In general, for smaller sub-catchments in our study area, the estimate of the SMB method is larger than that of the BFS method and vice versa except for the Asendabo sub-catchment. The reasons could be the following: (1) The gauging station located at the outlet of the larger sub-catchment has a high possibility of monitoring a higher proportion of groundwater discharge from the aquifer system in the catchment. For the smaller sub-catchments, there could be a possibility for the portion of baseflow to flow through the aquifer to the main outlet without being observed at the gauging stations. (2) The preferential flow path recharge may have a significant contribution to the larger sub-catchment. The recharges from all potential sources, including diffuse recharge and preferential flow path recharge, are captured using BFS methods, whereas the SMB method does not capture the preferential flow path recharge. There is also a high possibility for the surface runoff to terminate into fractures, cracks, and sinkholes, which is not considered in SMB method; (3) the uncertainties introduced during streamflow measurement and assumptions taken may be another reason for their discrepancy. Haile et al. [
88] highlighted that the lack of an updated rating curve with changing river morphology in the catchment could be a source of uncertainties in stream flow measurement.

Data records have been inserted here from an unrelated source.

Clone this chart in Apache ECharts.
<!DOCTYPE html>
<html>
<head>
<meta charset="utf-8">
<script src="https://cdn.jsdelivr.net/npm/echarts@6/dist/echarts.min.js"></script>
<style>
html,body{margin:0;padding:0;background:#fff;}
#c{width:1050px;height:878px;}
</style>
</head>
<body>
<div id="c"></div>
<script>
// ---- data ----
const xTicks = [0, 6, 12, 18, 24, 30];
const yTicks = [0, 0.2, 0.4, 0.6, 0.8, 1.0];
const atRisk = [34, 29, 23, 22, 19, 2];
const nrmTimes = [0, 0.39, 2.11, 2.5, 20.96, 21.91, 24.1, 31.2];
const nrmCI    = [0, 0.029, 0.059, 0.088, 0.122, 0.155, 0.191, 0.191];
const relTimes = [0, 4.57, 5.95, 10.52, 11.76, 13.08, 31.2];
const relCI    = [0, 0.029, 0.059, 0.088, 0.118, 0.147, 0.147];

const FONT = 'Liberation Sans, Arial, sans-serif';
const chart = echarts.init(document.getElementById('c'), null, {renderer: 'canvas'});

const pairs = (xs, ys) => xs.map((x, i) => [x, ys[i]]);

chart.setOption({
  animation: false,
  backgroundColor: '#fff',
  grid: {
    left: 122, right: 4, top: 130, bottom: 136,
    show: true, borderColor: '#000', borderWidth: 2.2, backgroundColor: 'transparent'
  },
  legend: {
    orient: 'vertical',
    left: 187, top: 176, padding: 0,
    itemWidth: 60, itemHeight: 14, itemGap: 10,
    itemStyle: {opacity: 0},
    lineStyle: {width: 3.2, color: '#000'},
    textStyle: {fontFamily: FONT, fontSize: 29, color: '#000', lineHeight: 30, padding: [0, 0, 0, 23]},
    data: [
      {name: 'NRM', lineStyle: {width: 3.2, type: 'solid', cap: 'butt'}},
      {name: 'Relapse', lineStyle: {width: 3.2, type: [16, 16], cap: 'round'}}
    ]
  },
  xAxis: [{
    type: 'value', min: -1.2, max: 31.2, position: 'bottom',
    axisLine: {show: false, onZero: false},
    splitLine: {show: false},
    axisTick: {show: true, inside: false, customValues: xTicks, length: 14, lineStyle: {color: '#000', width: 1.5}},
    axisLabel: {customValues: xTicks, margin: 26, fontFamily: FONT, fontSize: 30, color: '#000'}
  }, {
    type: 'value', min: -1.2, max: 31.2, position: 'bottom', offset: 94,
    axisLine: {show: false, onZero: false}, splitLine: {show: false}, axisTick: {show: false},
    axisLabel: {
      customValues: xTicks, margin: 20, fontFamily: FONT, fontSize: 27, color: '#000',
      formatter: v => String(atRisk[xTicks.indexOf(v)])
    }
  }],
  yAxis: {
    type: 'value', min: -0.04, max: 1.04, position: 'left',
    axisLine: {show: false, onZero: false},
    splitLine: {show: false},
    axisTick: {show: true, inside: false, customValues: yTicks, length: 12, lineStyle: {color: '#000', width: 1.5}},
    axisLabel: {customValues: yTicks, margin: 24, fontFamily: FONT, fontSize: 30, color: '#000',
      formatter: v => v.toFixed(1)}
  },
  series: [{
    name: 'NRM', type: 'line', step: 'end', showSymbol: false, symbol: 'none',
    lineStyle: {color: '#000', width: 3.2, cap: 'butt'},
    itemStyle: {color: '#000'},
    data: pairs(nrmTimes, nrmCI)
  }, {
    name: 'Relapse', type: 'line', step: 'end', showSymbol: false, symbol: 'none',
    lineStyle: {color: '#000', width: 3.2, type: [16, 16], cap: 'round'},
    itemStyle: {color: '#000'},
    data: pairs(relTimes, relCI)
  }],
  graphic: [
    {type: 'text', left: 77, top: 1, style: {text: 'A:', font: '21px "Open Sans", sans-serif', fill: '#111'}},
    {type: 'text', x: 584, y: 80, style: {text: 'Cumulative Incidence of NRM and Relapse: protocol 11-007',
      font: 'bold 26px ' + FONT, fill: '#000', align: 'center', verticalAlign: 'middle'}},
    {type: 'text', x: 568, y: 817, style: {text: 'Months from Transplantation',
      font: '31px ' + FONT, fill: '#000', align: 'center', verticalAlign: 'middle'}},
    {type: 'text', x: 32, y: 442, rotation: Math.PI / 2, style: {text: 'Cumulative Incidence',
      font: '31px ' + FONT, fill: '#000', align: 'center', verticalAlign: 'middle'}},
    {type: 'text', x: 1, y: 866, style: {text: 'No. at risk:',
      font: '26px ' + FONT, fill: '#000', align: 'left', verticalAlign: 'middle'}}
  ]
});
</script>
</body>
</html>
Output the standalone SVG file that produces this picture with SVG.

Regardless of the third reason, previous studies conducted in the catchment and the region revealed that the estimate using the BFS method is greater than that of the SMB method. The study conducted in the upper Gilgel Gibe catchment showed that the BFS (BF + 3) estimate was higher than that of the SMB method by 12% [
8]. Another study conducted in the Bulbul sub-catchment showed that the BFS estimate was greater than that of the water balance method by 14% [
13].
The SMB method along with two other recharge estimation methods (WetSpass and WTF) was applied in northern Ethiopia, in the Gumera watershed [
18]. The hydrogeological characteristics of the catchment are similar to that of the Gilgel Gibe catchment. The recharge estimated using SMB (431 mm) showed that the SMB estimate was the lowest of all. Yenehun et al. [
18] highlighted that the SMB method underestimates recharge specifically at mountain fronts due to the presence of groundwater interflow and at flat areas due to the contribution of temporary storage. Another study conducted in Central Ethiopia, in the Akaki River catchment, applied the SMB and CMB methods to estimate recharge. The result showed that the SMB method underestimated recharge by 62% when compared to that of the CMB method [
15].
The results from the BFS and SMB methods for the entire Gilgel Gibe catchment are comparable, and the results are reasonably acceptable, despite the fact that the temporal change resulting from varying analysis periods is not taken into account. The BFS method is more reliable for the estimation of the annual recharge of the catchment, whereas the SMB method is reliable for the estimation of diffuse recharge for the specified localities having specific soil and LULC, providing that there is no other source of recharge than direct rainfall.